Ceux qui l’ont étudié disent de l’hippopotame qu’il est si sensible d’odorat qu’il ne supporte pas la moindre mauvaise odeur. Mais la gadoue dans laquelle l’hippopotame se vautre est si nauséabonde qu’il n’y a que l’hippopotame pour s’y (com) plaire.

Le Renouveau camerounais semble donc bien vivre le paradoxe de l’hippopotame : sa culture de jouissance et de la complaisance dans l’immoralité du luxe et de la luxure n’est pas sa moindre contradiction, lui qui a si haut claironné la rigueur et la moralisation. D’aucuns, par désespoir, invoquent Dame nature pour les débarrasser de cet effroyable paradoxe.
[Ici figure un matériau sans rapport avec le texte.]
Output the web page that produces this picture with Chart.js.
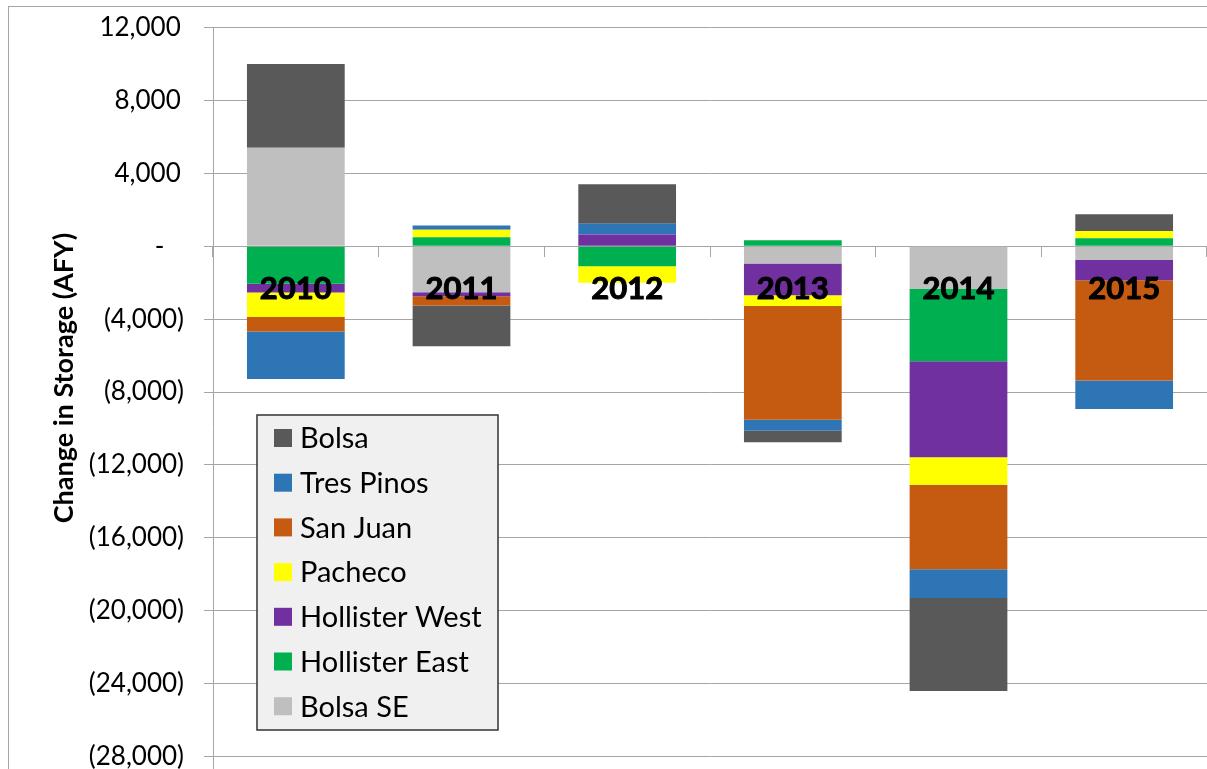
<!DOCTYPE html>
<html>
<head>
<meta charset="utf-8">
<script src="https://cdn.jsdelivr.net/npm/chart.js@4.4.0/dist/chart.umd.min.js"></script>
<style>
    html, body { margin: 0; padding: 0; overflow: hidden; background: #fff; }
    #frame {
        position: absolute;
        left: 8px;
        top: 6px;
        width: 1215px;
        height: 880px;
        border-left: 1px solid #a6a6a6;
        border-top: 1px solid #a6a6a6;
    }
    #myStorageChart { display: block; position: absolute; left: 0; top: -15px; }
</style>
</head>
<body>
<div id="frame">
    <canvas id="myStorageChart" width="1215" height="873"></canvas>
</div>
<script>
let years = ['2010', '2011', '2012', '2013', '2014', '2015'];

// change in storage (AFY) per subarea, stacking order from the zero line outward
let bolsaSE = [5400, -2520, 0, -950, -2340, -750];
let hollisterEast = [-2050, 500, -1100, 330, -3970, 440];
let hollisterWest = [-480, -220, 640, -1740, -5270, -1110];
let pacheco = [-1350, 400, -900, -590, -1500, 400];
let sanJuan = [-800, -510, 0, -6240, -4650, -5500];
let tresPinos = [-2600, 240, 600, -600, -1570, -1570];
let bolsa = [4600, -2230, 2160, -640, -5100, 915];

let yTicks = [12000, 8000, 4000, 0, -4000, -8000, -12000, -16000, -20000, -24000, -28000, -32000];

function accounting(v) {
    if (v === 0) return '-\u2002\u2005';
    let s = Math.abs(v).toLocaleString('en-US');
    return v < 0 ? '(' + s + ')' : s + '\u2009';
}

let yTitle = {
    id: 'yTitle',
    afterDraw(chart) {
        let c = chart.ctx;
        c.save();
        c.translate(55, 386);
        c.rotate(-Math.PI / 2);
        c.font = 'bold 27px Lato';
        c.fillStyle = '#000';
        c.textAlign = 'center';
        c.textBaseline = 'middle';
        c.fillText('Change in Storage (AFY)', 0, 0);
        c.restore();
    }
};

let boxLegend = {
    id: 'boxLegend',
    afterDraw(chart) {
        let c = chart.ctx;
        let sets = chart.data.datasets.slice().reverse();
        c.save();
        c.fillStyle = '#f0f0f0';
        c.fillRect(248, 423, 241, 315);
        c.strokeStyle = '#333';
        c.lineWidth = 1.5;
        c.strokeRect(248, 423, 241, 315);
        c.font = '29px Lato';
        c.textBaseline = 'middle';
        sets.forEach(function (ds, i) {
            let cy = 446 + i * 44.7;
            c.fillStyle = ds.backgroundColor;
            c.fillRect(265, cy - 9, 18, 18);
            c.fillStyle = '#000';
            c.fillText(ds.label, 291, cy + 1);
        });
        c.restore();
    }
};

let ctx = document.getElementById('myStorageChart').getContext('2d');
let myStorageChart = new Chart(ctx, {
    type: 'bar',
    data: {
        labels: years,
        datasets: [
            { label: 'Bolsa SE', data: bolsaSE, backgroundColor: '#bfbfbf' },
            { label: 'Hollister East', data: hollisterEast, backgroundColor: '#00b050' },
            { label: 'Hollister West', data: hollisterWest, backgroundColor: '#7030a0' },
            { label: 'Pacheco', data: pacheco, backgroundColor: '#ffff00' },
            { label: 'San Juan', data: sanJuan, backgroundColor: '#c55a11' },
            { label: 'Tres Pinos', data: tresPinos, backgroundColor: '#2e75b6' },
            { label: 'Bolsa', data: bolsa, backgroundColor: '#595959' },
        ]
    },
    options: {
        responsive: false,
        animation: false,
        layout: { padding: { left: 0, right: 17, top: 0, bottom: 0 } },
        datasets: {
            bar: { categoryPercentage: 1, barPercentage: 0.59, borderWidth: 0 }
        },
        plugins: {
            legend: { display: false },
            tooltip: { enabled: false },
        },
        scales: {
            x: {
                stacked: true,
                position: { y: 0 },
                offset: true,
                border: { display: false },
                grid: {
                    offset: true,
                    drawOnChartArea: false,
                    drawTicks: true,
                    tickLength: 11,
                    color: '#a6a6a6',
                },
                ticks: {
                    z: 1,
                    color: '#000',
                    padding: 13,
                    textStrokeColor: '#000',
                    textStrokeWidth: 1,
                    font: { family: 'Lato', size: 31, weight: 'bold' },
                },
            },
            y: {
                stacked: true,
                min: -32000,
                max: 12000,
                afterFit: function (scale) { scale.width = 204; },
                afterBuildTicks: function (scale) {
                    scale.ticks = yTicks.map(function (v) { return { value: v }; });
                },
                border: { display: true, color: '#a6a6a6' },
                grid: { color: '#a6a6a6', tickLength: 9 },
                ticks: {
                    color: '#000',
                    padding: 20,
                    font: { family: 'Lato', size: 26 },
                    callback: function (v) { return accounting(v); },
                },
            },
        },
    },
    plugins: [yTitle, boxLegend],
});
</script>
</body>
</html>
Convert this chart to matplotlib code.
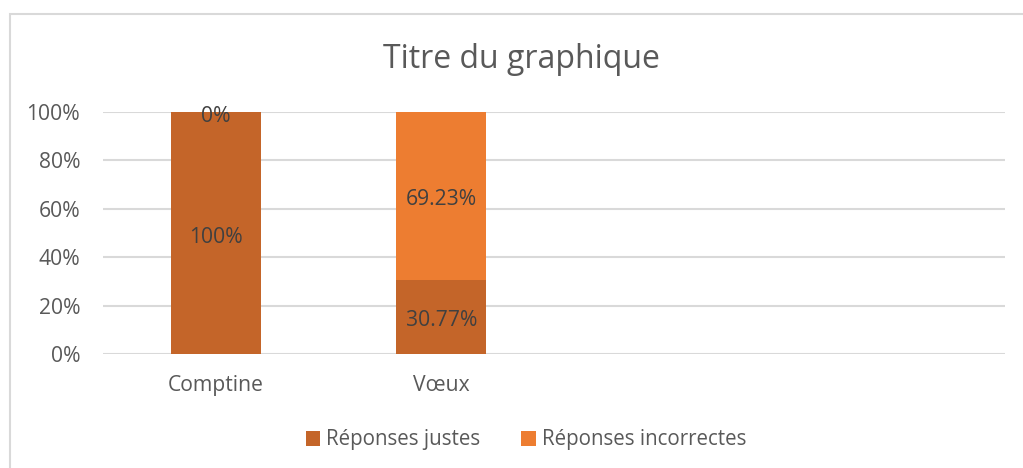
import matplotlib
matplotlib.use("Agg")
import matplotlib.pyplot as plt
from matplotlib.patches import Rectangle
import numpy as np

plt.rcParams['font.family'] = ['Open Sans', 'DejaVu Sans']

categories = ["Comptine", "Vœux", "", ""]
justes = [100, 30.77, 0, 0]          # Réponses justes (%)
incorrectes = [0, 69.23, 0, 0]       # Réponses incorrectes (%)
labels_justes = ["100%", "30.77%", None, None]
labels_incorrectes = ["0%", "69.23%", None, None]
yticks = [0, 20, 40, 60, 80, 100]

C_JUSTES = "#C46529"
C_INCORR = "#ED7D31"
TXT = "#595959"
FS = 15.2

W, H = 1023, 468
fig = plt.figure(figsize=(W / 100, H / 100), dpi=100)
ax = fig.add_axes([103 / W, (H - 354) / H, (1005 - 103) / W, (354 - 112) / H])

# chart frame (cropped at right/bottom like the screenshot)
fig.patches.append(Rectangle((10 / W, -0.1), 1.2, (H - 14) / H + 0.1,
                             transform=fig.transFigure, fill=False,
                             edgecolor="#D9D9D9", linewidth=1.5))

x = np.arange(len(categories))
ax.bar(x, justes, width=0.4, color=C_JUSTES, label="Réponses justes", zorder=3)
ax.bar(x, incorrectes, width=0.4, bottom=justes, color=C_INCORR,
       label="Réponses incorrectes", zorder=3)

def put_label(xv, yv, txt):
    ax.annotate(txt, (xv, yv), xytext=(0, -3), textcoords="offset points",
                ha="center", va="center", fontsize=FS, color="#404040", zorder=4)

for i in range(len(categories)):
    if labels_justes[i] is not None:
        put_label(x[i], justes[i] / 2, labels_justes[i])
    if labels_incorrectes[i] is not None:
        put_label(x[i], justes[i] + incorrectes[i] / 2, labels_incorrectes[i])

ax.set_xlim(-0.5, len(categories) - 0.5)
ax.set_ylim(0, 100)
ax.set_yticks(yticks)
ax.set_yticklabels([f"{v}%" for v in yticks], fontsize=FS, color=TXT)
ax.set_xticks(x)
ax.set_xticklabels(categories, fontsize=FS, color=TXT)
ax.tick_params(axis="both", length=0)
ax.tick_params(axis="y", pad=16.5)
ax.tick_params(axis="x", pad=15)
ax.grid(axis="y", color="#D9D9D9", linewidth=1.5, zorder=0)
for s in ax.spines.values():
    s.set_visible(False)

fig.text(521 / W, 1 - 59 / H, "Titre du graphique", ha="center", va="center",
         fontsize=23, color=TXT)

fig.legend(loc="center", bbox_to_anchor=(526 / W, 1 - 440 / H), ncol=2,
           frameon=False, fontsize=14.8, labelcolor=TXT, handlelength=0.7,
           handleheight=0.7, handletextpad=0.3, columnspacing=2.0)

fig.savefig("out.png", dpi=100, facecolor="white")
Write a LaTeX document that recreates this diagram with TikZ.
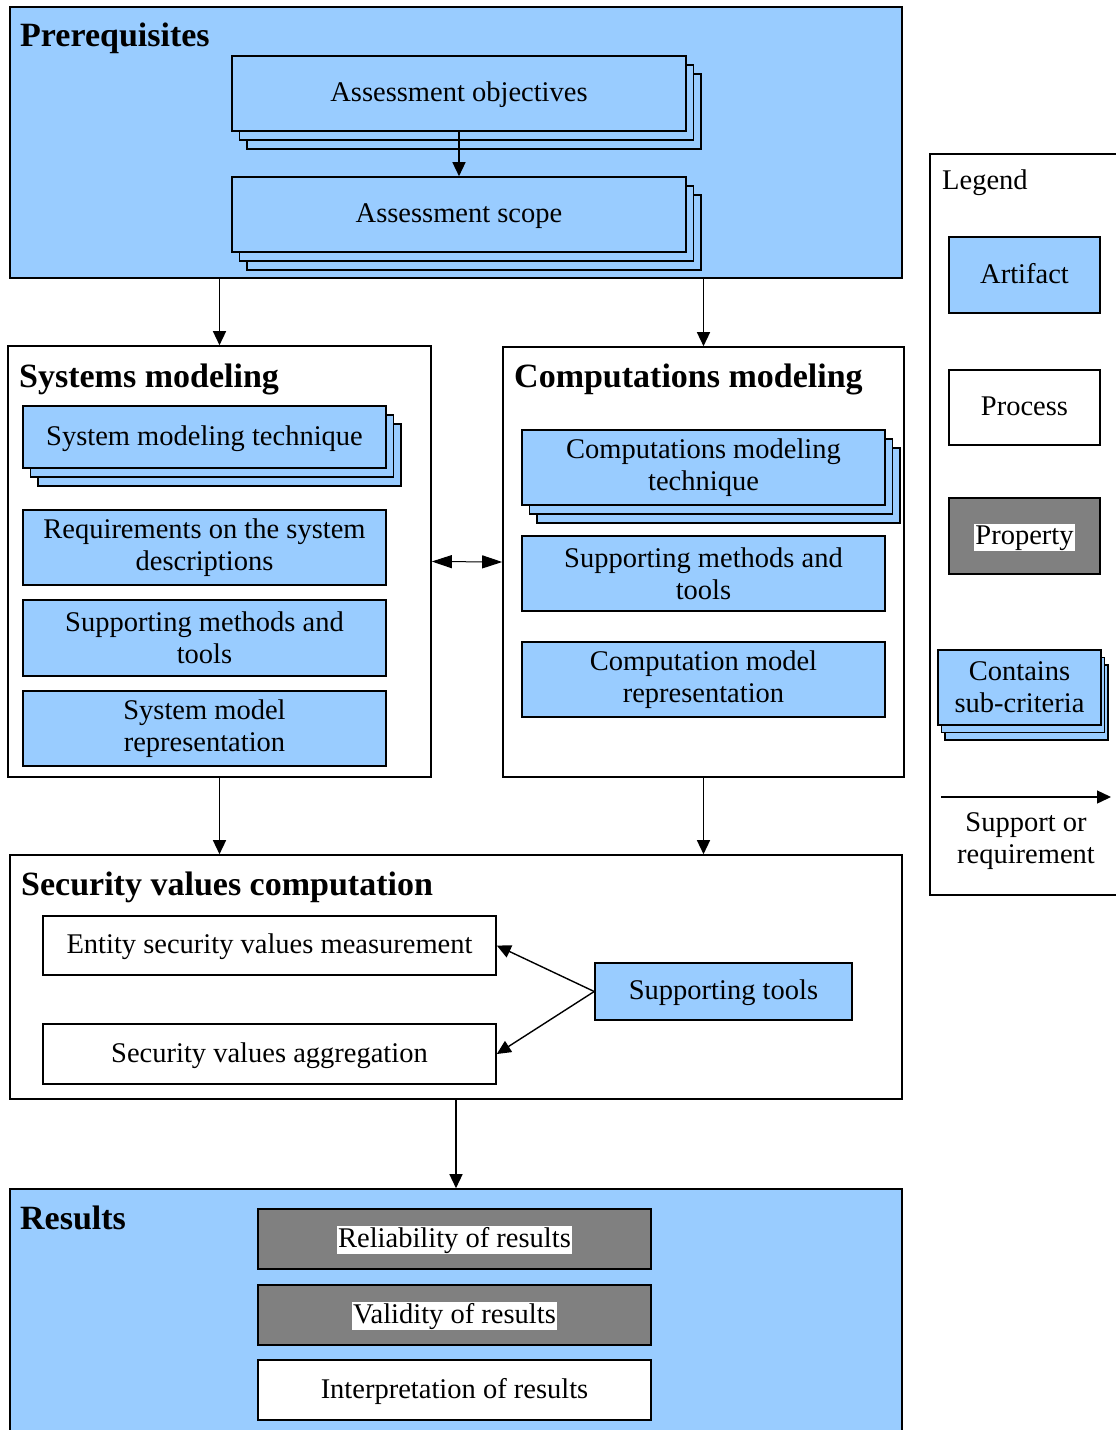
\documentclass[tikz,border=0pt]{standalone}
\usepackage{fontspec}
\setmainfont{Liberation Serif}
\usetikzlibrary{arrows.meta,shadows}
\definecolor{artblue}{HTML}{99CCFF}
\definecolor{propgray}{HTML}{808080}
\tikzset{
  box/.style={draw=black, line width=1.6pt, rectangle, inner sep=0pt, align=center,
    font=\fontsize{28.5}{32}\selectfont},
  artifact/.style={box, fill=artblue},
  process/.style={box, fill=white},
  property/.style={box, fill=propgray},
  stack/.style={double copy shadow={shadow xshift=7.5pt, shadow yshift=-9pt}},
  group/.style={draw=black, line width=1.6pt, rectangle, inner sep=0pt},
  title/.style={anchor=base west, inner sep=0pt, font=\fontsize{34}{38}\selectfont\bfseries},
  plain/.style={anchor=base west, inner sep=0pt, font=\fontsize{28.5}{32}\selectfont},
  arr/.style={-{Triangle[length=14pt,width=13pt]}, line width=1.4pt},
  biarr/.style={{Triangle[length=20pt,width=13pt]}-{Triangle[length=20pt,width=13pt]}, line width=1pt},
}
% one-line labels: keep the baseline a little below the box centre
\newcommand{\lstrut}{\rule[-8pt]{0pt}{32pt}}
\newcommand{\hlt}[1]{\lstrut{\setlength{\fboxsep}{1pt}\colorbox{white}{#1}}}
\begin{document}
\begin{tikzpicture}[x=1pt, y=-1pt]
\useasboundingbox (0,0) rectangle (1116,1430);
\clip (0,0) rectangle (1116,1430);

% ---- Prerequisites ----
\node[group, fill=artblue, minimum width=892pt, minimum height=271pt] (pre) at (456,142.5) {};
\node[title] (pret) at (20,46) {Prerequisites};
\node[artifact, stack, minimum width=454pt, minimum height=75pt] (obj) at (459,93.5) {\lstrut Assessment objectives};
\node[artifact, stack, minimum width=454pt, minimum height=75pt] (scope) at (459,214.5) {\lstrut Assessment scope};
\draw[arr] (obj.south) -- (scope.north);

% ---- Systems modeling ----
\node[group, fill=white, minimum width=423pt, minimum height=431pt] (sysm) at (219.5,561.5) {};
\node[title] (sysmt) at (19,387) {Systems modeling};
\node[artifact, stack, minimum width=363pt, minimum height=62pt] (smt) at (204.5,437) {\lstrut System modeling technique};
\node[artifact, minimum width=363pt, minimum height=75pt] (req) at (204.5,547.5) {Requirements on the system\\descriptions};
\node[artifact, minimum width=363pt, minimum height=76pt] (smtools) at (204.5,638) {Supporting methods and\\tools};
\node[artifact, minimum width=363pt, minimum height=75pt] (smrep) at (204.5,728.5) {System model\\representation};

% ---- Computations modeling ----
\node[group, fill=white, minimum width=401pt, minimum height=430pt] (compm) at (703.5,562) {};
\node[title] (compmt) at (514,387) {Computations modeling};
\node[artifact, stack, minimum width=363pt, minimum height=75pt] (cmt) at (703.5,467.5) {Computations modeling\\technique};
\node[artifact, minimum width=363pt, minimum height=75pt] (cmtools) at (703.5,573.5) {Supporting methods and\\tools};
\node[artifact, minimum width=363pt, minimum height=75pt] (cmrep) at (703.5,679.5) {Computation model\\representation};

\draw[biarr] (sysm.east) -- (compm.west);
\draw[arr] (pre.south -| sysm) -- (sysm.north);
\draw[arr] (pre.south -| compm) -- (compm.north);

% ---- Security values computation ----
\node[group, fill=white, minimum width=892pt, minimum height=244pt] (svc) at (456,977) {};
\node[title] (svct) at (21,895) {Security values computation};
\node[process, minimum width=453pt, minimum height=59pt] (ent) at (269.5,945.5) {\lstrut Entity security values measurement};
\node[process, minimum width=453pt, minimum height=60pt] (agg) at (269.5,1054) {\lstrut Security values aggregation};
\node[artifact, minimum width=257pt, minimum height=57pt] (tools) at (723.5,991.5) {\lstrut Supporting tools};
\draw[arr] (tools.west) -- (ent.east);
\draw[arr] (tools.west) -- (agg.east);

\draw[arr] (sysm.south) -- (svc.north -| sysm);
\draw[arr] (compm.south) -- (svc.north -| compm);

% ---- Results ----
\node[group, fill=artblue, minimum width=892pt, minimum height=260pt] (res) at (456,1319) {};
\node[title] (rest) at (20,1229) {Results};
\node[property, minimum width=393pt, minimum height=60pt] (rel) at (454.5,1239) {\hlt{Reliability of results}};
\node[property, minimum width=393pt, minimum height=60pt] (val) at (454.5,1315) {\hlt{Validity of results}};
\node[process, minimum width=393pt, minimum height=60pt] (interp) at (454.5,1390) {\lstrut Interpretation of results};
\draw[arr] (svc.south) -- (res.north);

% ---- Legend ----
\node[group, fill=white, minimum width=200pt, minimum height=741pt] (leg) at (1030,524.5) {};
\node[plain] (legt) at (942,189) {Legend};
\node[artifact, minimum width=151pt, minimum height=76pt] (lart) at (1024.5,275) {\lstrut Artifact};
\node[process, minimum width=151pt, minimum height=75pt] (lproc) at (1024.5,407.5) {\lstrut Process};
\node[property, minimum width=151pt, minimum height=76pt] (lprop) at (1024.5,536) {\hlt{Property}};
\node[artifact, minimum width=163pt, minimum height=75pt,
  double copy shadow={shadow xshift=3.5pt, shadow yshift=-7.5pt}] (lsub) at (1019.5,687.5) {Contains\\sub-criteria};
\coordinate (la) at (941,797);
\coordinate (lb) at (1111,797);
\draw[arr] (la) -- (lb);
\node[box, draw=none, anchor=north] (lsup) at (1026,812) {Support or\\requirement};
\end{tikzpicture}
\end{document}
Ce n’est pourtant guère par la mort sociale ou physique qu’on devrait régler les questions politiques.

Nous n’attendons certes plus qu’après trente ans, le « Renouveau camerounais » s’inscrive à l’apprentissage des valeurs qu’il a bruyamment annoncées, mais auxquelles il lui aura été aussi difficile de se contraindre ; mais nous souhaitons longue vie aux Hippo du Renouveau pour qu’ils continuent de voir combien les odeurs qu’ils se sont obstinés à exhaler pendant trente ans obligent les Camerounais les plus courtois à se pincer les narines, et les Camerounais les plus sournois à porter des…masques.